WHITE HORSE, 10 GALLOWTREE GATE

Stood opposite the Victoria Arcade in Gallowtree Gate.

Recorded in 1587, it had a rear entrance to Fox Lane. The pub was demolished some time in the mid 19th century to make way for a newly erected bank.

The White Horse had a swinging sign with a white horse and according to one report bore the inscription:

            “My White Horse shall beat the Bear,

         And make Angels Fly;

   He’ll turn the Three Tuns upside down,

        And drink the three cups dry”

In 1756, a warrant for the taking of a distress upon the goods of Thomas Towers at the White Horse, who refused to receive three soldiers billeted on him by the Mayor.

The White Horse’s history was perhaps best known for housing of King Richard III stone coffin.

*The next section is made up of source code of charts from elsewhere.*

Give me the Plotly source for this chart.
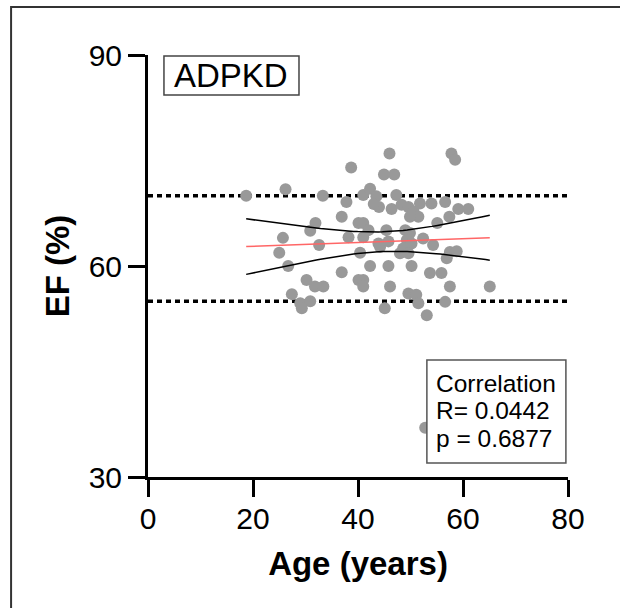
import numpy as np
import plotly.graph_objects as go

# ---- data ----
age = [18.7, 26.2, 33.3, 25.7, 25.0, 26.7, 31.9, 30.9, 32.6, 30.2, 31.8, 33.4, 27.4, 29.0, 30.9, 29.3,
       38.7, 46.0, 44.95, 46.9, 37.8, 41.0, 42.3, 43.5, 44.0, 46.4, 47.3, 36.9, 40.1, 41.0, 42.0, 38.2,
       41.0, 45.4, 43.9, 44.2, 45.8, 40.4, 42.3, 45.8, 36.9, 40.1, 41.0, 41.0, 46.1, 45.1, 48.0, 43.0,
       57.8, 58.5, 48.3, 49.6, 50.6, 51.5, 49.9, 51.8, 54.0, 56.6, 59.1, 61.0, 57.4, 55.1, 49.0, 49.9,
       49.3, 50.2, 48.6, 49.6, 52.4, 54.3, 57.5, 58.8, 56.9, 50.2, 53.7, 55.9, 57.5, 49.6, 51.1, 51.5,
       56.6, 53.1, 65.1, 52.8]
ef = [70.0, 70.9, 70.0, 64.0, 61.9, 60.0, 66.1, 65.0, 63.0, 58.0, 57.1, 57.1, 56.0, 54.7, 55.0, 54.0,
      74.0, 76.0, 73.0, 73.0, 69.1, 70.1, 71.0, 69.9, 68.4, 68.1, 70.1, 67.0, 66.1, 66.1, 65.1, 64.1,
      64.1, 65.1, 63.2, 62.7, 63.5, 61.9, 60.0, 60.0, 59.1, 58.0, 58.0, 57.1, 57.1, 54.0, 61.8, 68.8,
      76.0, 75.1, 68.7, 68.4, 67.7, 67.0, 67.0, 68.9, 68.9, 69.1, 68.1, 68.1, 67.0, 66.1, 65.1, 64.7,
      63.7, 63.2, 62.5, 61.8, 63.9, 63.0, 62.0, 62.1, 61.1, 60.0, 59.0, 59.0, 57.1, 56.1, 55.9, 54.7,
      54.9, 53.0, 57.1, 37.0]
ref_lines = [55, 70]
x_ticks = [0, 20, 40, 60, 80]
y_ticks = [30, 60, 90]
panel_label = "ADPKD"
stats_lines = ["Correlation", "R= 0.0442", "p = 0.6877"]
T_CRIT = 1.99

# ---- linear fit + 95% confidence band, computed from data ----
xa = np.array(age)
ya = np.array(ef)
n = len(xa)
slope, intercept = np.polyfit(xa, ya, 1)
resid = ya - (slope * xa + intercept)
s = np.sqrt(np.sum(resid ** 2) / (n - 2))
xbar = xa.mean()
sxx = np.sum((xa - xbar) ** 2)
xg = np.linspace(xa.min(), xa.max(), 60)
yg = slope * xg + intercept
half = T_CRIT * s * np.sqrt(1.0 / n + (xg - xbar) ** 2 / sxx)

FONT = "Liberation Sans, Arial, sans-serif"

fig = go.Figure()
for yv in ref_lines:
    fig.add_trace(go.Scatter(x=[x_ticks[0], x_ticks[-1]], y=[yv, yv], mode="lines",
                             line=dict(color="black", width=3.5, dash="5px,4px"),
                             hoverinfo="skip", showlegend=False))
fig.add_trace(go.Scatter(x=age, y=ef, mode="markers",
                         marker=dict(size=12, color="#999999", line=dict(width=0)),
                         showlegend=False))
fig.add_trace(go.Scatter(x=xg, y=yg + half, mode="lines", line=dict(color="black", width=1.5), showlegend=False))
fig.add_trace(go.Scatter(x=xg, y=yg - half, mode="lines", line=dict(color="black", width=1.5), showlegend=False))
fig.add_trace(go.Scatter(x=xg, y=yg, mode="lines", line=dict(color="#ff6666", width=1.5), showlegend=False))

axis_common = dict(showgrid=False, zeroline=False, showline=True, linecolor="black", linewidth=3,
                   ticks="outside", ticklen=17, tickwidth=3, tickcolor="black",
                   tickfont=dict(family=FONT, size=30, color="black"))
fig.update_xaxes(range=[0, 80], tickvals=x_ticks, ticklabelstandoff=-4, **axis_common,
                 title=dict(text="<b>Age (years)</b>", font=dict(family=FONT, size=33, color="black"), standoff=18))
fig.update_yaxes(range=[30, 90], tickvals=y_ticks, **axis_common,
                 title=dict(text="<b>EF (%)</b>", font=dict(family=FONT, size=33, color="black"), standoff=10))

shapes = [
    dict(type="rect", xref="paper", yref="paper", x0=-0.326, x1=1.3, y0=-0.45, y1=1.1137,
         line=dict(color="#333333", width=2), layer="below"),
    dict(type="rect", xref="paper", yref="paper", x0=0.038, x1=0.3595, y0=0.905, y1=0.9976,
         line=dict(color="#444444", width=1.5), fillcolor="white"),
    dict(type="rect", xref="paper", yref="paper", x0=0.664, x1=0.995, y0=0.0332, y1=0.2773,
         line=dict(color="#555555", width=1.5), fillcolor="white"),
]
annotations = [
    dict(xref="paper", yref="paper", x=0.1988, y=0.9514, text=panel_label, showarrow=False,
         xanchor="center", yanchor="middle", font=dict(family=FONT, size=33, color="black")),
]
for txt, yy in zip(stats_lines, [0.2227, 0.1564, 0.0924]):
    annotations.append(dict(xref="paper", yref="paper", x=0.681, y=yy, text=txt, showarrow=False,
                            xanchor="left", yanchor="middle", font=dict(family=FONT, size=24.5, color="black")))

fig.update_layout(width=620, height=608, margin=dict(l=148, r=52, t=55, b=131),
                  paper_bgcolor="white", plot_bgcolor="white",
                  shapes=shapes, annotations=annotations, showlegend=False)
fig.write_html("out.html")
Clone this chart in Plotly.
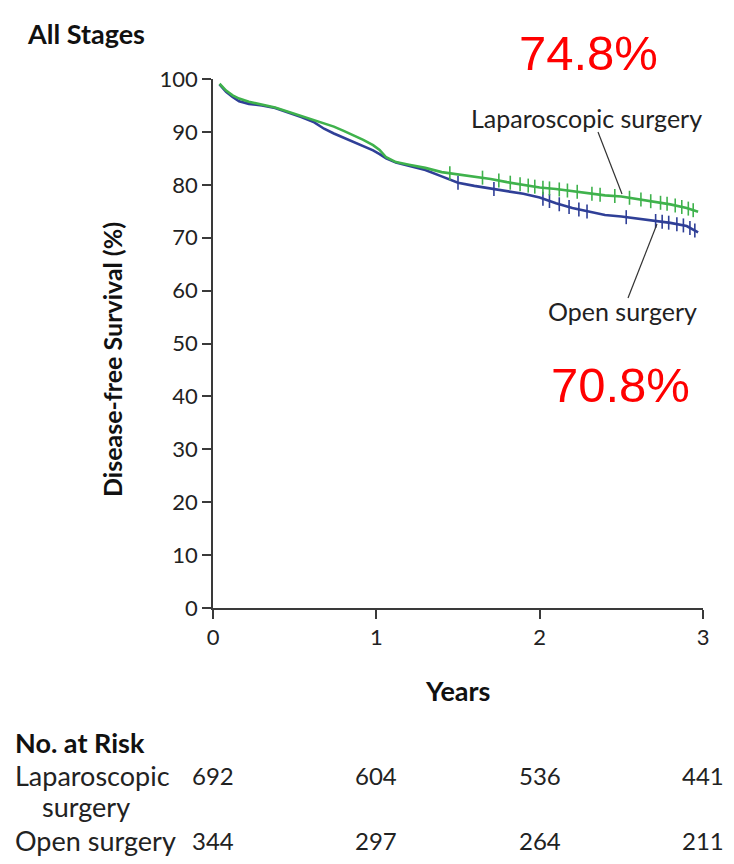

Reputedly after the dissolution of the monasteries, Richards’s body was dug up and thrown over the West Bridge into the River Soar.  His stone coffin was used as a drinking trough for cattle. William Gardiner wrote that the trough stood in the stable yard of the inn.

John Evelyn wrote of it in his diaries in 1654 as did Celia Fiennes circa 1700, (although she thought the inn was called the Greyhound). She described how the stone coffin was shaped to the old king’s body but only part of it remained.

The coffin was broken up during the time of George I.

A plaque on the bridge told of the King’s remains being in the Soar, it became a point on Leicesters history tour, recent events however of the discovery of the King Richard’s remains in a car park in St Martins have proved most if not all of these writings to be fake news.